Ketika atensi kepada Liga Perancis sedang tinggi-tingginya lantaran euforia Messi, aksi brutal justru terjadi di laga OGC Nice vs Marseille, Senin (23/8/2021) dini hari WIB.
Laga pekan ketiga Ligue 1 2021-2022 antara Nice vs Marseille di Stadion Allianz Riviera terpaksa berhenti di tengah jalan karena keributan yang melibatkan pemain dan suporter!
Kejadian berawal ketika pemain Marseille, Dimitri Payet hendak mengambil sepak pojok. Payet menerima lemparan botol dari arah tribune tempat ultras Nice.
Seorang oknum suporter hampir berhasil mendaratkan tendangan ke tubuh Payet. Keributan juga terjadi antarpemain. Gerson (Marseille) dan Jean-Clair Todibo (Nice) terlibat kontak fisik hebat.
Akibat keributan itu, duo pemain Marseille, Luan Peres dan Matteo Guendouzi sampai mendapatkan memar di bagian leher mereka.
“Kami harus meletakkan dasar untuk sepak bola Perancis.

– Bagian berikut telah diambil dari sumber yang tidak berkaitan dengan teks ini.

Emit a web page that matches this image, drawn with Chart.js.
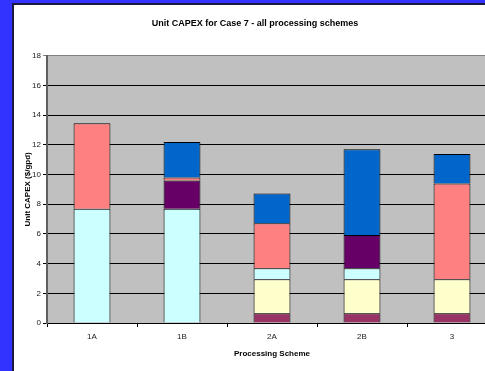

Wasit sepakat dengan kami dan mengonfirmasinya, bahwa keamanan tak bisa dijamin,” kata Presiden Marseille, Pablo Longoria.
“Keputusan wasit adalah membatalkan pertandingan, sementara LFP (organisator Liga Perancis) meminta laga dilanjutkan,” ujar Longoria lagi.
Pihak berwajib telah menangkap tiga oknum fans yang menginvasi lapangan. LFP akan melakukan investigasi lanjutan dengan memanggil perwakilan dari Nice dan Marseille pada Rabu (25/8/2021).
Bukan kali ini saja pemain Marseille menjadi korban tindak anarki suporter. Pada laga pekan pertama kontra Montpellier, pemain Marseille Valentin Rongier juga terkena lemparan botol di kepalanya.